Here are the real challenges teams run into — and what actually helps.
Deployments Start Feeling Risky
There's a pattern a lot of SaaS teams fall into: as the product grows, releases get less frequent — not because there's less to ship, but because everyone's scared of what might break. A bug that used to affect a handful of users now hits thousands. So review cycles get longer, deploys get rarer, and a simple update turns into a Tuesday-night all-hands event with three people watching dashboards.
The fix isn't more caution — it's more confidence in your process. That means building test environments that mirror real user behavior, automating rollback mechanisms, and moving toward smaller, more frequent releases with a solid safety net underneath.
Nobody Actually Knows What's Running Where
Here's a situation most growing teams have lived through: someone makes a quick config change "just to test something," doesn't document it, and three weeks later something breaks and nobody can explain why. The actual state of your infrastructure has quietly drifted away from what anyone thinks it is.
This is where working with a DevOps as a service provider can be a real game-changer.
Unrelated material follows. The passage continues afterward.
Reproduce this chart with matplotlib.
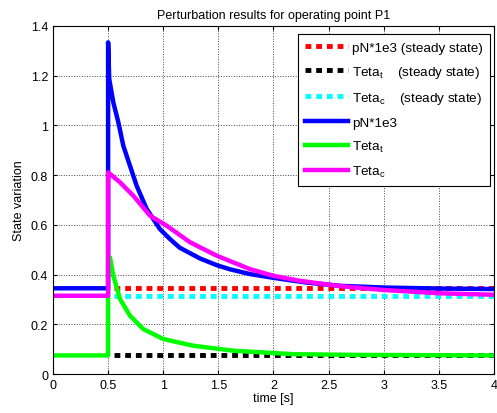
import numpy as np
import matplotlib
matplotlib.use('Agg')
import matplotlib.pyplot as plt

plt.rcParams['font.family'] = ['Liberation Sans', 'DejaVu Sans']
plt.rcParams['mathtext.default'] = 'regular'

# values
t_pn = [0, 0.5, 0.5, 0.51, 0.547, 0.593, 0.638, 0.698, 0.759, 0.85, 0.97, 1.061, 1.15,
        1.333, 1.485, 1.6, 1.787, 2.0, 2.3, 2.6, 3.0, 3.5, 4.0]
pn = [0.345, 0.345, 1.334, 1.187, 1.093, 1.012, 0.918, 0.838, 0.757, 0.664, 0.583, 0.543, 0.508,
      0.465, 0.438, 0.422, 0.402, 0.387, 0.368, 0.355, 0.348, 0.344, 0.342]

t_tt = [0, 0.5, 0.5, 0.517, 0.547, 0.608, 0.698, 0.819, 1.0, 1.273, 1.635, 2.18, 2.8, 3.4, 4.0]
teta_t = [0.075, 0.075, 0.472, 0.469, 0.396, 0.302, 0.235, 0.181, 0.141, 0.114, 0.094, 0.08,
          0.077, 0.076, 0.075]

t_tc = [0, 0.5, 0.5, 0.608, 0.729, 0.88, 1.03, 1.243, 1.485, 1.787, 2.0, 2.24, 2.6, 3.0, 3.5, 4.0]
teta_c = [0.315, 0.315, 0.811, 0.771, 0.717, 0.637, 0.597, 0.53, 0.476, 0.422, 0.395, 0.375,
          0.354, 0.338, 0.325, 0.319]

t_ss = [0.55, 4.0]
pn_ss = 0.345
tt_ss = 0.075
tc_ss = 0.315

xticks = [0, 0.5, 1, 1.5, 2, 2.5, 3, 3.5, 4]
xlabels = ['0', '0.5', '1', '1.5', '2', '2.5', '3', '3.5', '4']
yticks = [0, 0.2, 0.4, 0.6, 0.8, 1.0, 1.2, 1.4]
ylabels = ['0', '0.2', '0.4', '0.6', '0.8', '1', '1.2', '1.4']

fig = plt.figure(figsize=(4.97, 4.14), dpi=100)
ax = fig.add_axes([0.1066, 0.094, 0.8874, 0.841])

dots = (0, (1.2, 1.0))
ax.plot(t_ss, [pn_ss] * 2, color='red', lw=3.5, ls=dots, label='pN*1e3 (steady state)')
ax.plot(t_ss, [tt_ss] * 2, color='black', lw=3.5, ls=dots, label='Teta$_t$    (steady state)')
ax.plot(t_ss, [tc_ss] * 2, color='cyan', lw=3.5, ls=dots, label='Teta$_c$    (steady state)')
ax.plot(t_pn, pn, color='blue', lw=3.2, label='pN*1e3')
ax.plot(t_tt, teta_t, color='#00ff00', lw=3.2, label='Teta$_t$')
ax.plot(t_tc, teta_c, color='magenta', lw=3.2, label='Teta$_c$')

ax.set_xlim(0, 4)
ax.set_ylim(0, 1.4)
ax.set_xticks(xticks)
ax.set_xticklabels(xlabels)
ax.set_yticks(yticks)
ax.set_yticklabels(ylabels)
ax.tick_params(direction='in', top=True, right=True, labelsize=9, length=3)
ax.grid(True, color='#444444', ls=':', lw=0.7)

ax.set_title('Perturbation results for operating point P1', fontsize=9)
ax.set_xlabel('time [s]', fontsize=9, labelpad=1)
ax.set_ylabel('State variation', fontsize=9)

leg = ax.legend(loc='upper right', bbox_to_anchor=(0.992, 0.977), borderaxespad=0,
                fontsize=9.7, handlelength=3.2, handletextpad=0.3, fancybox=False,
                framealpha=1, edgecolor='black', labelspacing=0.75, borderpad=0.55)
leg.get_frame().set_linewidth(0.8)

fig.savefig('out.png', dpi=100)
An external team comes in without assumptions, maps out what's actually happening, and helps put systems in place so changes are tracked, consistent, and documented. It's like cleaning out a drawer that's been cluttered for years — painful at first, but so much easier to work with after.
Microservices Bring Flexibility and Headaches
Moving to microservices is often the right call when scaling — but it doesn't come free. Instead of one system you understand, you're now managing multiple services that depend on each other in ways that aren't always obvious. More connections mean more ways things can go wrong, and debugging gets significantly harder.
The practical shift here isn't to avoid microservices — it's to manage the complexity intentionally. Use containers to standardize environments, adopt orchestration tools to keep things running smoothly, and document how your services talk to each other. Clarity upfront saves enormous pain later.
Security Can't Be an Afterthought Anymore
Early-stage SaaS companies often deprioritize security to focus on growth — and that's understandable. But as you scale, the stakes change. More customer data, stricter compliance expectations, and increased exposure mean security needs to become continuous, not a one-time audit.
The right approach is to build security into your delivery pipeline so it's part of how you ship code, not a separate concern layered on top.
Cloud Costs Start Outpacing Revenue Growth
This one tends to sneak up quietly. Resources spun up for a launch never got removed. Services were over-provisioned "just in case." Old infrastructure was never retired. Most teams discover they could run the same workloads for significantly less — it just takes someone actually looking.
Where to Start
These aren't unusual problems. They're the normal growing pains of a SaaS product hitting a new scale. The companies that get through them aren't smarter — they're just more honest about what's broken and willing to ask for help.
Whether that means bringing in external DevOps support, fixing one painful bottleneck properly, or simply making space this quarter to address the thing that's quietly causing the most friction — start there.